Raw data
---

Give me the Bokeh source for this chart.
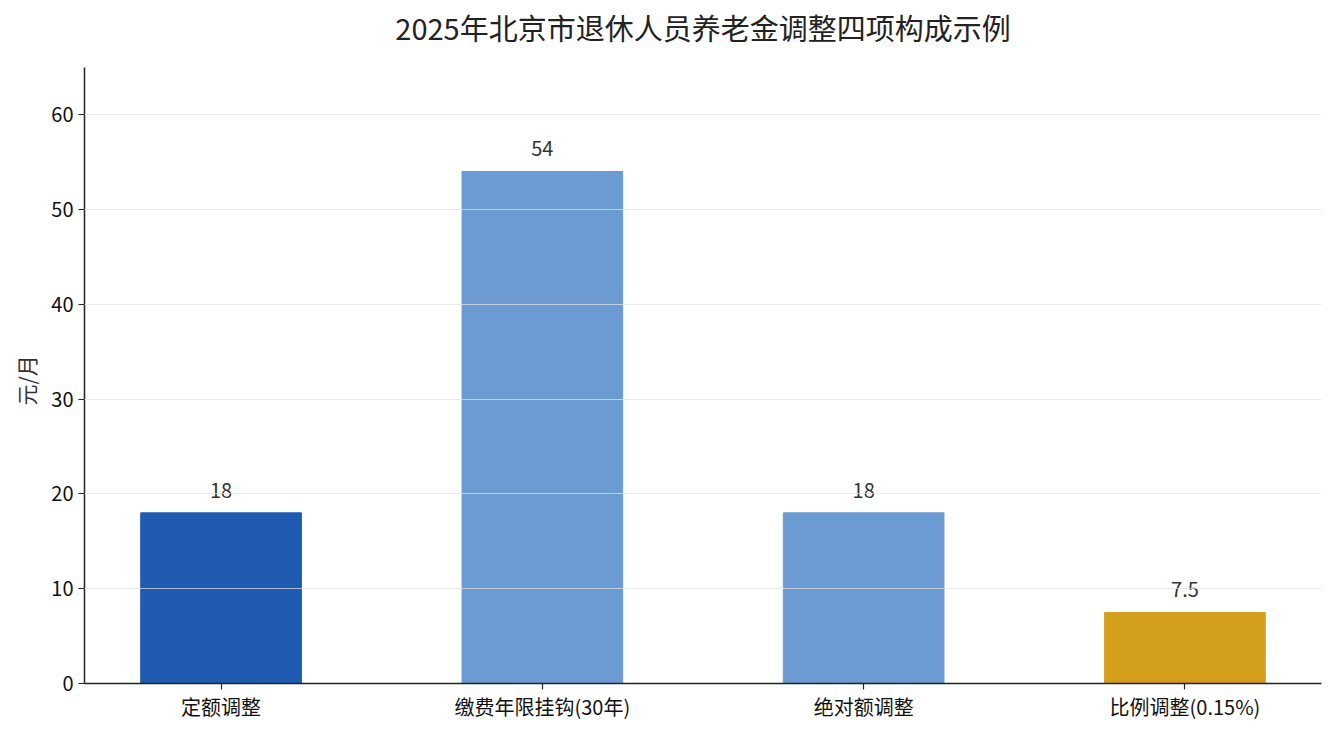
from bokeh.plotting import figure
from bokeh.models import Range1d, FixedTicker, ColumnDataSource, Title
from bokeh.core.properties import value
from bokeh.embed import file_html
from bokeh.resources import INLINE

title_text = "2025年北京市退休人员养老金调整四项构成示例"
y_label = "元/月"
categories = ["定额调整", "缴费年限挂钩(30年)", "绝对额调整", "比例调整(0.15%)"]
amounts = [18, 54, 18, 7.5]
labels = ["18", "54", "18", "7.5"]
colors = ["#1f5bb0", "#6b9bd2", "#6b9bd2", "#d4a01c"]
y_ticks = [0, 10, 20, 30, 40, 50, 60]
y_max = 65

FONT = "Noto Sans CJK SC"

# frame extends up to the top of the figure; the axis itself stops at y_max,
# the extra space above holds the title
p = figure(width=1324, height=723, output_backend="svg", toolbar_location=None,
           x_range=Range1d(-0.425, 3.425), y_range=Range1d(0, 71.5),
           min_border_left=84, min_border_right=3, min_border_top=5, min_border_bottom=30)

xs = list(range(len(categories)))
src = ColumnDataSource(dict(x=xs, top=amounts, color=colors, label=labels))
p.vbar(x="x", top="top", width=0.5, bottom=0, color="color", source=src)
p.text(x="x", y="top", text="label", source=src, text_align="center", text_baseline="bottom",
       y_offset=-15, text_font=value(FONT), text_font_size="20px", text_color="#333333")

p.text(x=[1.5], y=[y_max], text=[title_text], y_offset=-40, text_align="center",
       text_baseline="middle", text_font=value(FONT), text_font_size="29px",
       text_color="#222222")

p.xaxis.ticker = FixedTicker(ticks=xs)
p.xaxis.major_label_overrides = {i: c for i, c in enumerate(categories)}
p.xaxis.major_label_standoff = 2
p.yaxis.ticker = FixedTicker(ticks=y_ticks)
p.yaxis.bounds = (0, y_max)
p.xgrid.visible = False
p.ygrid.grid_line_color = "#e4e4e4"
p.ygrid.grid_line_alpha = 0.7
p.ygrid.level = "annotation"
p.outline_line_color = None

for ax in (p.xaxis, p.yaxis):
    ax.axis_line_color = "#222222"
    ax.axis_line_width = 1.5
    ax.major_tick_line_color = "#222222"
    ax.major_tick_line_width = 1.2
    ax.major_tick_out = 6
    ax.major_tick_in = 0
    ax.minor_tick_line_color = None
    ax.major_label_text_font = FONT
    ax.major_label_text_font_size = "20px"
    ax.major_label_text_color = "#111111"

# y-axis title, centred on the visible axis extent (0..y_max)
ytitle = Title(text=y_label, align="left", offset=278, standoff=16,
               text_font=FONT, text_font_size="21px", text_font_style="normal",
               text_color="#333333")
p.add_layout(ytitle, "left")

p.background_fill_color = "white"
p.border_fill_color = "white"

open("out.html", "w").write(file_html(p, INLINE))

---

Written exercise
Copy out every line of the material above exactly, skipping the pictures.

Solution to this exercise
Give me the Bokeh source for this chart.
from bokeh.plotting import figure
from bokeh.models import Range1d, FixedTicker, ColumnDataSource, Title
from bokeh.core.properties import value
from bokeh.embed import file_html
from bokeh.resources import INLINE

title_text = "2025年北京市退休人员养老金调整四项构成示例"
y_label = "元/月"
categories = ["定额调整", "缴费年限挂钩(30年)", "绝对额调整", "比例调整(0.15%)"]
amounts = [18, 54, 18, 7.5]
labels = ["18", "54", "18", "7.5"]
colors = ["#1f5bb0", "#6b9bd2", "#6b9bd2", "#d4a01c"]
y_ticks = [0, 10, 20, 30, 40, 50, 60]
y_max = 65

FONT = "Noto Sans CJK SC"

# frame extends up to the top of the figure; the axis itself stops at y_max,
# the extra space above holds the title
p = figure(width=1324, height=723, output_backend="svg", toolbar_location=None,
           x_range=Range1d(-0.425, 3.425), y_range=Range1d(0, 71.5),
           min_border_left=84, min_border_right=3, min_border_top=5, min_border_bottom=30)

xs = list(range(len(categories)))
src = ColumnDataSource(dict(x=xs, top=amounts, color=colors, label=labels))
p.vbar(x="x", top="top", width=0.5, bottom=0, color="color", source=src)
p.text(x="x", y="top", text="label", source=src, text_align="center", text_baseline="bottom",
       y_offset=-15, text_font=value(FONT), text_font_size="20px", text_color="#333333")

p.text(x=[1.5], y=[y_max], text=[title_text], y_offset=-40, text_align="center",
       text_baseline="middle", text_font=value(FONT), text_font_size="29px",
       text_color="#222222")

p.xaxis.ticker = FixedTicker(ticks=xs)
p.xaxis.major_label_overrides = {i: c for i, c in enumerate(categories)}
p.xaxis.major_label_standoff = 2
p.yaxis.ticker = FixedTicker(ticks=y_ticks)
p.yaxis.bounds = (0, y_max)
p.xgrid.visible = False
p.ygrid.grid_line_color = "#e4e4e4"
p.ygrid.grid_line_alpha = 0.7
p.ygrid.level = "annotation"
p.outline_line_color = None

for ax in (p.xaxis, p.yaxis):
    ax.axis_line_color = "#222222"
    ax.axis_line_width = 1.5
    ax.major_tick_line_color = "#222222"
    ax.major_tick_line_width = 1.2
    ax.major_tick_out = 6
    ax.major_tick_in = 0
    ax.minor_tick_line_color = None
    ax.major_label_text_font = FONT
    ax.major_label_text_font_size = "20px"
    ax.major_label_text_color = "#111111"

# y-axis title, centred on the visible axis extent (0..y_max)
ytitle = Title(text=y_label, align="left", offset=278, standoff=16,
               text_font=FONT, text_font_size="21px", text_font_style="normal",
               text_color="#333333")
p.add_layout(ytitle, "left")

p.background_fill_color = "white"
p.border_fill_color = "white"

open("out.html", "w").write(file_html(p, INLINE))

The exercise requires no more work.